En conclusion, N. Barrandon oppose ainsi le massacre de citoyens ou de déditices, rationnel et condamné et le massacres d’ennemis, « situationnel et chaotique », qui témoignait « d’une défaillance de celui qui avait la responsabilité de la guerre » (p. 356). Il ne faut pas oublier que, si le sort des vaincus semble peu concerner les Romains, c’est aussi parce que le pragmatisme l’emportait et que bien souvent l’esclavage était l’alternative à la mort.

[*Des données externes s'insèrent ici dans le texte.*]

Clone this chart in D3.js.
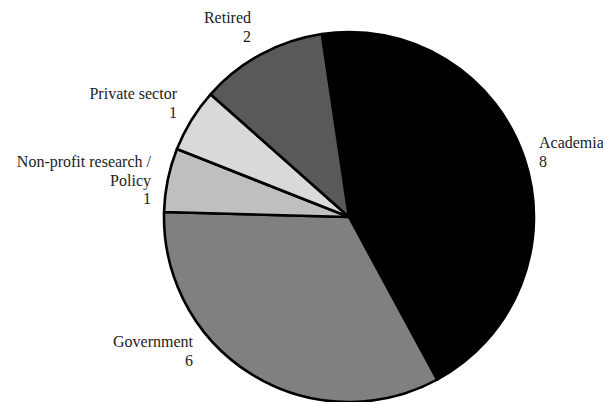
<!DOCTYPE html>
<html>
<head>
<meta charset="utf-8">
<script src="https://cdn.jsdelivr.net/npm/d3@7"></script>
<style>
  html, body { margin: 0; padding: 0; background: #fff; }
</style>
</head>
<body>
<svg id="chart" width="603" height="402"></svg>
<script>
// Sector of employment, respondent counts
const categories = ["Academia", "Government", "Non-profit research / Policy", "Private sector", "Retired"];
const values = [8, 6, 1, 1, 2];
const labelLines = [["Academia"], ["Government"], ["Non-profit research /", "Policy"], ["Private sector"], ["Retired"]];

const fills = ["#000000", "#808080", "#bfbfbf", "#d9d9d9", "#595959"];

// Label placement relative to pie centre: first baseline offset and anchor
const labelLayout = [
  { dx: 190, dy: -69, anchor: "start" },
  { dx: -156, dy: 130, anchor: "end" },
  { dx: -198, dy: -50, anchor: "end" },
  { dx: -172, dy: -118, anchor: "end" },
  { dx: -98, dy: -194, anchor: "end" }
];

const fontStack = "'Times New Roman', 'Liberation Serif', 'DejaVu Serif', serif";
const cx = 349, cy = 217, radius = 185, lineGap = 18.5;
const startDeg = -8.45;

const svg = d3.select("#chart");
const g = svg.append("g").attr("transform", `translate(${cx},${cy})`);

const data = categories.map((c, i) => ({ category: c, value: values[i], i }));

const pie = d3.pie()
  .value(d => d.value)
  .sort(null)
  .startAngle(startDeg * Math.PI / 180)
  .endAngle((startDeg + 360) * Math.PI / 180);

const arc = d3.arc().innerRadius(0).outerRadius(radius);

g.selectAll("path.slice")
  .data(pie(data))
  .join("path")
  .attr("class", "slice")
  .attr("d", arc)
  .attr("fill", d => fills[d.data.i])
  .attr("stroke", "#000")
  .attr("stroke-width", 2.6)
  .attr("stroke-linejoin", "round");

const labels = g.selectAll("text.lbl")
  .data(data)
  .join("text")
  .attr("class", "lbl")
  .attr("font-family", fontStack)
  .attr("font-size", 16)
  .attr("fill", "#222")
  .attr("text-anchor", d => labelLayout[d.i].anchor)
  .attr("x", d => labelLayout[d.i].dx)
  .attr("y", d => labelLayout[d.i].dy);

labels.each(function(d) {
  const t = d3.select(this);
  const lines = labelLines[d.i].concat([String(d.value)]);
  lines.forEach((ln, k) => {
    t.append("tspan")
      .attr("x", labelLayout[d.i].dx)
      .attr("dy", k === 0 ? 0 : lineGap)
      .text(ln);
  });
});
</script>
</body>
</html>
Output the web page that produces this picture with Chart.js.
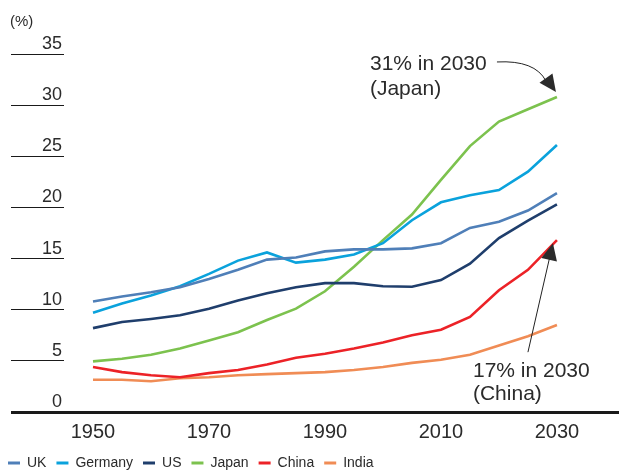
<!DOCTYPE html>
<html>
<head>
<meta charset="utf-8">
<script src="https://cdn.jsdelivr.net/npm/chart.js@4/dist/chart.umd.min.js"></script>
<style>
  html, body { margin: 0; padding: 0; background: #fff; }
  #wrap { width: 619px; height: 472px; }
</style>
</head>
<body>
<div id="wrap"><canvas id="myChart" width="619" height="472"></canvas></div>
<script>
// data (share of population, %)
const years = [1950, 1955, 1960, 1965, 1970, 1975, 1980, 1985, 1990, 1995, 2000, 2005, 2010, 2015, 2020, 2025, 2030];
const uk      = [10.8, 11.3, 11.7, 12.2, 13.0, 13.9, 14.9, 15.1, 15.7, 15.9, 15.9, 16.0, 16.5, 18.0, 18.6, 19.7, 21.4];
const germany = [9.7, 10.6, 11.4, 12.3, 13.5, 14.8, 15.6, 14.6, 14.9, 15.4, 16.5, 18.75, 20.5, 21.2, 21.7, 23.5, 26.1];
const us      = [8.2, 8.8, 9.1, 9.45, 10.1, 10.9, 11.6, 12.2, 12.6, 12.6, 12.3, 12.25, 12.9, 14.5, 17.0, 18.7, 20.3];
const japan   = [4.95, 5.2, 5.6, 6.2, 7.0, 7.8, 9.0, 10.1, 11.8, 14.2, 16.8, 19.3, 22.7, 26.0, 28.4, 29.6, 30.8];
const china   = [4.4, 3.9, 3.6, 3.4, 3.8, 4.1, 4.65, 5.3, 5.7, 6.2, 6.8, 7.5, 8.05, 9.3, 11.9, 13.9, 16.8];
const india   = [3.15, 3.15, 3.0, 3.3, 3.4, 3.6, 3.7, 3.8, 3.9, 4.1, 4.4, 4.8, 5.1, 5.6, 6.5, 7.4, 8.5];

const seriesNames = ['UK', 'Germany', 'US', 'Japan', 'China', 'India'];
const seriesColors = ['#4f7fb8', '#0aa2dc', '#1f3e6c', '#7cc24e', '#ec2227', '#f08c55'];
const xTickYears = [1950, 1970, 1990, 2010, 2030];
const unitLabel = '(%)';
const japanNote = ['31% in 2030', '(Japan)'];
const chinaNote = ['17% in 2030', '(China)'];

const FONT = '"Liberation Sans", Arial, sans-serif';
const TEXT = '#2b2b2b';

function toPoints(vals) {
  return vals.map((v, i) => ({ x: years[i], y: v }));
}

const allSeries = [uk, germany, us, japan, china, india];
const datasets = allSeries.map((vals, i) => ({
  label: seriesNames[i],
  data: toPoints(vals),
  borderColor: seriesColors[i],
  backgroundColor: seriesColors[i],
  borderWidth: 2.6,
  pointRadius: 0,
  tension: 0,
  fill: false
}));

function arrowHead(ctx, fx, fy, tx, ty, len, half) {
  let a = Math.atan2(ty - fy, tx - fx);
  let bx = tx - len * Math.cos(a), by = ty - len * Math.sin(a);
  ctx.beginPath();
  ctx.moveTo(tx, ty);
  ctx.lineTo(bx + half * Math.sin(a), by - half * Math.cos(a));
  ctx.lineTo(bx - half * Math.sin(a), by + half * Math.cos(a));
  ctx.closePath();
  ctx.fill();
}

// unit label + the two callouts
const notes = {
  id: 'notes',
  afterDraw(chart) {
    const ctx = chart.ctx;
    const xs = chart.scales.x, ys = chart.scales.y;
    ctx.save();
    ctx.fillStyle = TEXT;
    ctx.strokeStyle = '#222';
    ctx.textAlign = 'left';
    ctx.textBaseline = 'alphabetic';
    ctx.font = '15px ' + FONT;
    ctx.fillText(unitLabel, 10, 26);

    ctx.font = '21px ' + FONT;
    // Japan
    let jx = xs.getPixelForValue(2030), jy = ys.getPixelForValue(japan[japan.length - 1]);
    ctx.fillText(japanNote[0], jx - 187, jy - 27);
    ctx.fillText(japanNote[1], jx - 187, jy - 2);
    ctx.lineWidth = 1;
    ctx.beginPath();
    ctx.moveTo(jx - 60, jy - 35);
    ctx.quadraticCurveTo(jx - 22, jy - 37, jx - 11, jy - 16);
    ctx.stroke();
    arrowHead(ctx, jx - 14, jy - 23, jx - 1, jy - 5, 17, 8);

    // China
    let cx = xs.getPixelForValue(2030), cy = ys.getPixelForValue(china[china.length - 1]);
    ctx.fillText(chinaNote[0], cx - 84, cy + 137);
    ctx.fillText(chinaNote[1], cx - 84, cy + 160);
    ctx.beginPath();
    ctx.moveTo(cx - 29, cy + 112);
    ctx.lineTo(cx - 7, cy + 16);
    ctx.stroke();
    arrowHead(ctx, cx - 29, cy + 112, cx - 4, cy + 3, 17, 8);
    ctx.restore();
  }
};

let canvas = document.getElementById('myChart');
let ctx = canvas.getContext('2d');
let myChart = new Chart(ctx, {
  type: 'line',
  data: { datasets: datasets },
  options: {
    responsive: false,
    animation: false,
    layout: { padding: { left: -2, right: 0, top: 54, bottom: -8 } },
    scales: {
      x: {
        type: 'linear',
        min: 1945,
        max: 2040.7,
        afterBuildTicks: s => { s.ticks = xTickYears.map(v => ({ value: v })); },
        afterFit: s => { s.height = 34; },
        grid: { display: false, drawTicks: false },
        border: { display: true, color: '#1a1a1a', width: 3 },
        ticks: {
          callback: v => String(v),
          color: TEXT,
          font: { family: FONT, size: 20 },
          padding: 8,
          maxRotation: 0
        }
      },
      y: {
        min: 0,
        max: 35,
        afterFit: s => { s.width = 66; },
        grid: {
          drawOnChartArea: false,
          drawTicks: true,
          tickLength: 53,
          tickColor: '#1a1a1a',
          tickWidth: c => (c.tick && c.tick.value === 0 ? 3 : 1.2)
        },
        border: { display: false },
        ticks: {
          stepSize: 5,
          color: TEXT,
          font: { family: FONT, size: 18 },
          padding: -51,
          labelOffset: -10
        }
      }
    },
    plugins: {
      tooltip: { enabled: false },
      legend: {
        position: 'bottom',
        align: 'start',
        labels: {
          boxWidth: 12,
          boxHeight: 3,
          padding: 10,
          color: TEXT,
          font: { family: FONT, size: 14 },
          generateLabels: chart => Chart.defaults.plugins.legend.labels.generateLabels(chart).map(l => Object.assign(l, { lineWidth: 0 }))
        }
      }
    }
  },
  plugins: [notes]
});
</script>
</body>
</html>
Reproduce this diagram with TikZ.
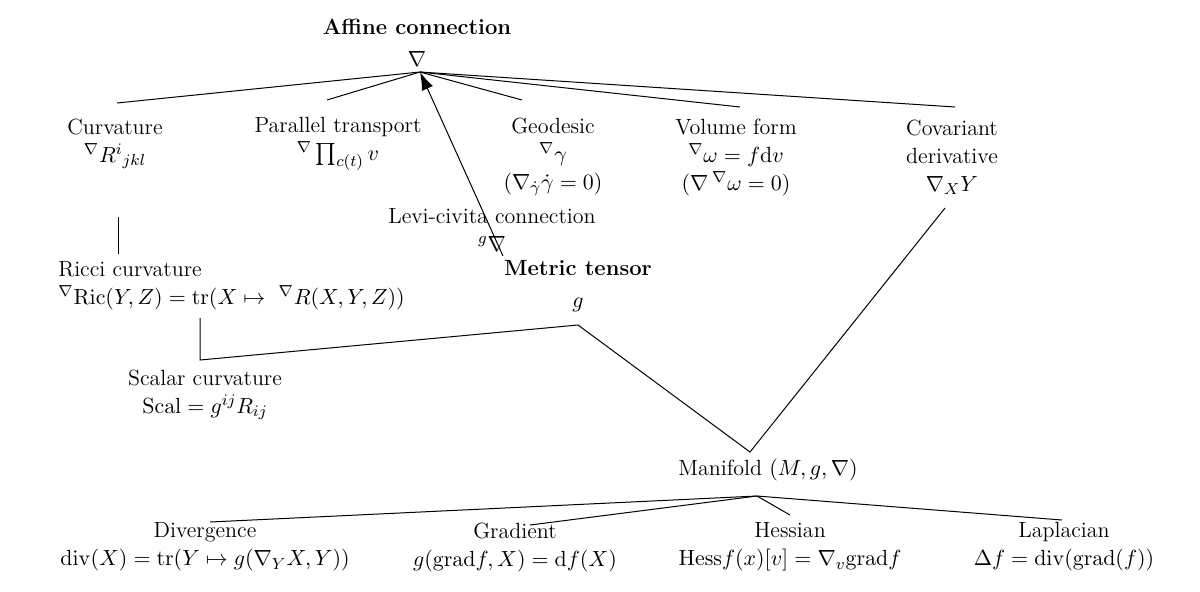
\documentclass[tikz,border=0pt]{standalone}
\usepackage{amsmath}
\usetikzlibrary{arrows.meta}
\begin{document}
\begin{tikzpicture}[x=0.5pt,y=-0.5pt,
  t/.style={inner sep=0pt,align=center,font=\fontsize{11}{14}\selectfont},
  ln/.style={line width=0.5pt}]
\useasboundingbox (0,0) rectangle (1200,591);
\node[t] (aff) at (417,43) {\textbf{Affine connection}\\[2pt]$\nabla$};
\coordinate (top) at (420,72);
\node[t] (curv) at (115,144) {Curvature\\${}^{\nabla}R^{i}{}_{jkl}$};
\node[t] (par) at (338,144) {Parallel transport\\${}^{\nabla}\prod_{c(t)}v$};
\node[t] (geo) at (553,157) {Geodesic\\${}^{\nabla}\gamma$\\$(\nabla_{\dot\gamma}\dot\gamma=0)$};
\node[t] (vol) at (736,157) {Volume form\\${}^{\nabla}\omega=f\mathrm{d}v$\\$(\nabla\,{}^{\nabla}\omega=0)$};
\node[t] (cov) at (952,157) {Covariant\\derivative\\$\nabla_XY$};
\node[t] (lc) at (492,230) {Levi-civita connection\\${}^{g}\nabla$};
\node[t] (met) at (578,286) {\textbf{Metric tensor}\\[2pt]$g$};
\node[t,align=left,anchor=west] (ric) at (58,286) {Ricci curvature\\${}^{\nabla}\mathrm{Ric}(Y,Z)=\mathrm{tr}(X\mapsto\ {}^{\nabla}R(X,Y,Z))$};
\node[t] (sc) at (205,395) {Scalar curvature\\$\mathrm{Scal}=g^{ij}R_{ij}$};
\node[t] (man) at (768,470) {Manifold $(M,g,\nabla)$};
\node[t] (div) at (205,547) {Divergence\\$\mathrm{div}(X)=\mathrm{tr}(Y\mapsto g(\nabla_YX,Y))$};
\node[t] (gra) at (515,547) {Gradient\\$g(\mathrm{grad}f,X)=\mathrm{d}f(X)$};
\node[t] (hes) at (790,547) {Hessian\\$\mathrm{Hess}f(x)[v]=\nabla_v\mathrm{grad}f$};
\node[t] (lap) at (1064,547) {Laplacian\\$\Delta f=\mathrm{div}(\mathrm{grad}(f))$};
\coordinate (c1) at (117,103); \coordinate (c2) at (327,100);
\coordinate (c3) at (522,100); \coordinate (c4) at (740,107);
\coordinate (c5) at (955,107);
\coordinate (r1) at (118,217); \coordinate (r2) at (118,254);
\coordinate (a1) at (503,256);
\coordinate (p1) at (200,318); \coordinate (p2) at (200,360);
\coordinate (p3) at (578,325); \coordinate (p4) at (750,452);
\coordinate (p5) at (945,208);
\coordinate (m0) at (757,496);
\coordinate (d1) at (210,522); \coordinate (d2) at (530,525);
\coordinate (d3) at (790,515); \coordinate (d4) at (1062,520);
\foreach \c in {c1,c2,c3,c4,c5} \draw[ln] (top) -- (\c);
\draw[ln] (r1) -- (r2);
\draw[ln,-{Latex[length=9pt,width=6pt]}] (a1) -- (top);
\draw[ln] (p1) -- (p2) -- (p3) -- (p4) -- (p5);
\foreach \c in {d1,d2,d3,d4} \draw[ln] (m0) -- (\c);
\end{tikzpicture}
\end{document}
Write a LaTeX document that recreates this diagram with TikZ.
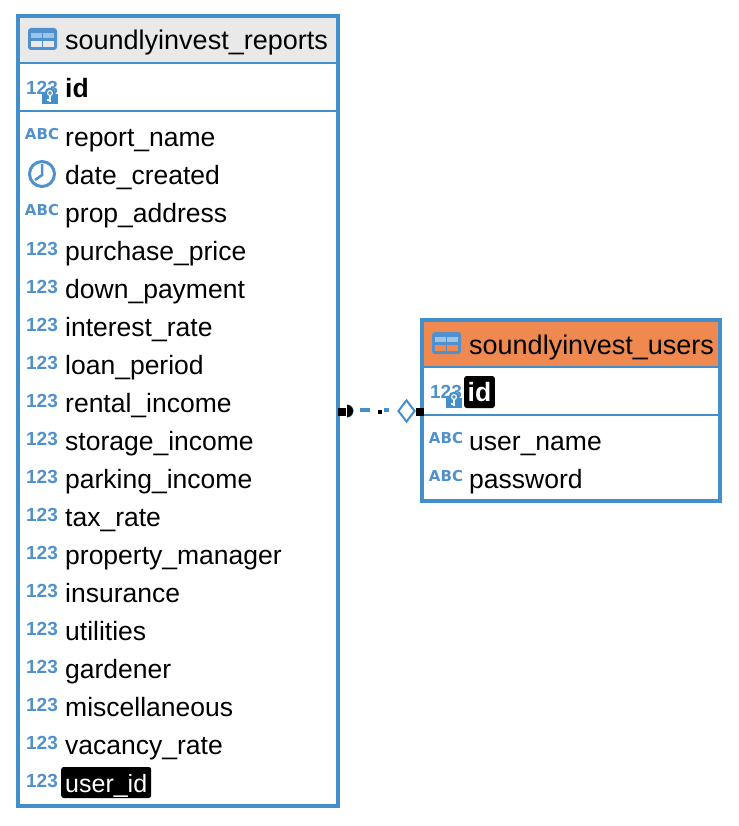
\documentclass[tikz,border=0pt]{standalone}
\usepackage{fontspec}
\setmainfont{Liberation Sans}
\newfontfamily\abcfont{DejaVu Sans}
\usetikzlibrary{positioning}
\usetikzlibrary{shapes.geometric}
\definecolor{erblue}{HTML}{428FCB}
\definecolor{iconblue}{HTML}{5090CC}
\definecolor{iconlight}{HTML}{9CC4E8}
\definecolor{headgrey}{HTML}{E9E9E9}
\definecolor{headorange}{HTML}{EF8950}
\tikzset{tablebox/.style = {draw = erblue, line width = 4pt, inner sep = 0, outer sep = 0}}
\tikzset{headbox/.style = {inner sep = 0, outer sep = 0, minimum height = 47pt}}
\tikzset{keybox/.style = {inner sep = 0, outer sep = 0, minimum height = 48pt}}
\tikzset{rule/.style = {draw = erblue, line width = 2pt}}
\tikzset{coltext/.style = {anchor = base west, inner sep = 0, font = \fontsize{26.5}{30}\selectfont}}
\tikzset{titletext/.style = {coltext, font = \fontsize{27}{30}\selectfont}}
\tikzset{picked/.style = {coltext, fill = black, text = white, rounded corners = 2.5pt, inner xsep = 4pt, text height = 25pt, text depth = 6pt}}
\tikzset{numtype/.style = {anchor = center, inner sep = 0, text = iconblue, font = \fontsize{19}{20}\selectfont\bfseries}}
\tikzset{abctype/.style = {anchor = center, inner sep = 0, text = iconblue, font = \abcfont\fontsize{15}{16}\selectfont\bfseries}}
\tikzset{endsquare/.style = {fill = black, inner sep = 0, outer sep = 0, minimum size = 8pt}}
% table glyph in a header, #3 is the header colour
\newcommand{\tableglyph}[3]{
  \fill [iconblue, rounded corners = 3pt] (#1, #2) rectangle ++(29, 22);
  \foreach \x in {3, 15} {
    \fill [iconlight] (#1 + \x, #2 + 5) rectangle ++(11, 5);
    \fill [#3] (#1 + \x, #2 + 13) rectangle ++(11, 6);
  }
}
% key badge laid over the 123
\newcommand{\keyglyph}[2]{
  \fill [erblue] (#1, #2) rectangle ++(16, 10);
  \fill [erblue] (#1 + 8, #2 - 1) circle (5.5);
  \draw [white, line width = 1.2pt] (#1 + 8, #2 - 1) circle (2.4);
  \draw [white, line width = 1.2pt] (#1 + 8, #2 + 1.4) -- ++(0, 7) (#1 + 8, #2 + 6) -- ++(-3, 0);
}
\begin{document}
\begin{tikzpicture}[x = 1pt, y = -1pt]
  \useasboundingbox (0, 0) rectangle (738, 826);
  % left table
  \node (reports) [tablebox, minimum width = 320pt, minimum height = 790pt] at (178, 411) {};
  \node (reportshead) [headbox, fill = headgrey, minimum width = 320pt, below = 0pt of reports.north] {};
  \node (reportskey) [keybox, minimum width = 320pt, below = 0pt of reportshead] {};
  \draw [tablebox, fill = none] (reports.south west) rectangle (reports.north east);
  \draw [rule] (reportshead.south west) -- (reportshead.south east);
  \draw [rule] (reportskey.south west) -- (reportskey.south east);
  \tableglyph{28}{28}{headgrey}
  \node (reportstitle) [titletext] at (65, 50) {soundlyinvest\_reports};
  \node (reportsidtype) [numtype] at (42, 88) {123};
  \keyglyph{42}{94}
  \node (reportsid) [coltext, font = \fontsize{26.5}{30}\selectfont\bfseries] at (65, 98) {id};
  \foreach \col [count = \i from 0] in {report\_name, date\_created, prop\_address, purchase\_price,
      down\_payment, interest\_rate, loan\_period, rental\_income, storage\_income, parking\_income,
      tax\_rate, property\_manager, insurance, utilities, gardener, miscellaneous, vacancy\_rate} {
    \node (reportsrow\i) [coltext] at (65, 146.5 + 38 * \i) {\col};
  }
  \node (reportsuser) [picked, font = \fontsize{25}{30}\selectfont] at (61, 792) {user\_id};
  \foreach \i in {0, 2} {
    \node (reportsabc\i) [abctype] at (42, 134 + 38 * \i) {ABC};
  }
  \foreach \i in {3, ..., 17} {
    \node (reportsnum\i) [numtype] at (42, 135 + 38 * \i) {123};
  }
  % clock of date_created
  \draw [iconblue, line width = 3pt] (42, 174) circle (12.5);
  \draw [iconblue, line width = 2.5pt] (42, 164) -- (42, 175) -- (35, 180);
  % right table
  \node (users) [tablebox, minimum width = 298pt, minimum height = 181pt] at (571, 410.5) {};
  \node (usershead) [headbox, fill = headorange, minimum width = 298pt, below = 0pt of users.north] {};
  \node (userskey) [keybox, minimum width = 298pt, below = 0pt of usershead] {};
  \draw [tablebox, fill = none] (users.south west) rectangle (users.north east);
  \draw [rule] (usershead.south west) -- (usershead.south east);
  \draw [rule] (userskey.south west) -- (userskey.south east);
  \tableglyph{432}{332}{headorange}
  \node (userstitle) [titletext] at (469, 354) {soundlyinvest\_users};
  \node (usersidtype) [numtype] at (446, 392) {123};
  \keyglyph{446}{398}
  \node (usersid) [picked, font = \fontsize{26.5}{30}\selectfont\bfseries, inner xsep = 3.5pt, text height = 25pt, text depth = 7pt] at (464, 401) {id};
  \foreach \col/\y in {user\_name/450.5, password/488.5} {
    \node (users\y) [coltext] at (469, \y) {\col};
  }
  \foreach \y in {438, 476} {
    \node (usersabc\y) [abctype] at (446, \y) {ABC};
  }
  % link between the tables
  \coordinate (fkleft) at (reports.east |- 0, 412);
  \coordinate (fkright) at (users.west |- 0, 412);
  \coordinate (fkdot) at (348, 410);
  \node (diamondend) [draw = erblue, fill = white, diamond, line width = 2pt, inner sep = 0, minimum width = 17pt, minimum height = 22pt, left = 6pt of fkright, yshift = 1pt] {};
  \draw [erblue, line width = 3.5pt, dash pattern = on 10pt off 14pt, dash phase = 12pt, shorten > = 8pt] (fkdot) -- (fkdot -| diamondend.west);
  \draw [erblue, line width = 1.2pt] (fkleft) ++(9, -7) arc (-90 : 90 : 6);
  \fill [black] (fkleft) ++(9, -7) arc (-90 : 90 : 6) -- cycle;
  \node (leftend) [endsquare, xshift = 4pt] at (fkleft) {};
  \node (rightend) [endsquare, xshift = -2pt] at (fkright) {};
  \node (midmark) [endsquare, minimum size = 4pt] at (380, 412) {};
\end{tikzpicture}
\end{document}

Si le premier objectif de ce livre, proposer une typologie des massacres, est atteint, en revanche, le souci d’exhaustivité et la volonté de contextualiser chaque épisode conduisent à de nombreuses et longues citations et paraphrases qui alourdissent le propos. Cela découle également de la démarche visant à reconstituer les différents épisodes en révélant les biais des sources, surtout sensible dans la première partie. À cela s’ajoute que pour donner un cadre aux massacres et examiner leur perception, N. Barrandon examine régulièrement d’autres types de violences (asservissement, incendie de villes, viols…) qui ne rentrent pas dans la définition retenue en introduction. Tout cela rend la démonstration parfois confuse et entrave sa prise de hauteur. Néanmoins, bien que les conclusions ne surprennent pas vraiment l’antiquisant, la preuve en est désormais faite et elle est d’autant plus solide que N. Barrandon s’appuie tout au long de l’ouvrage sur l’archéologie grâce, notamment, à sa bonne connaissance du terrain espagnol. Ce travail est donc désormais incontournable pour tout chercheur confronté à des épisodes de violences de masse sous la République romaine.
Notes
1. David El Kenz (dir.), Le massacre objet d’histoire, Paris : Gallimard, 2005, p. 8.
2. Jacques Sémelin, Purifier et détruire. Usages politiques des massacres et génocides, Paris : Éditions du Seuil, 2005, p. 221-222.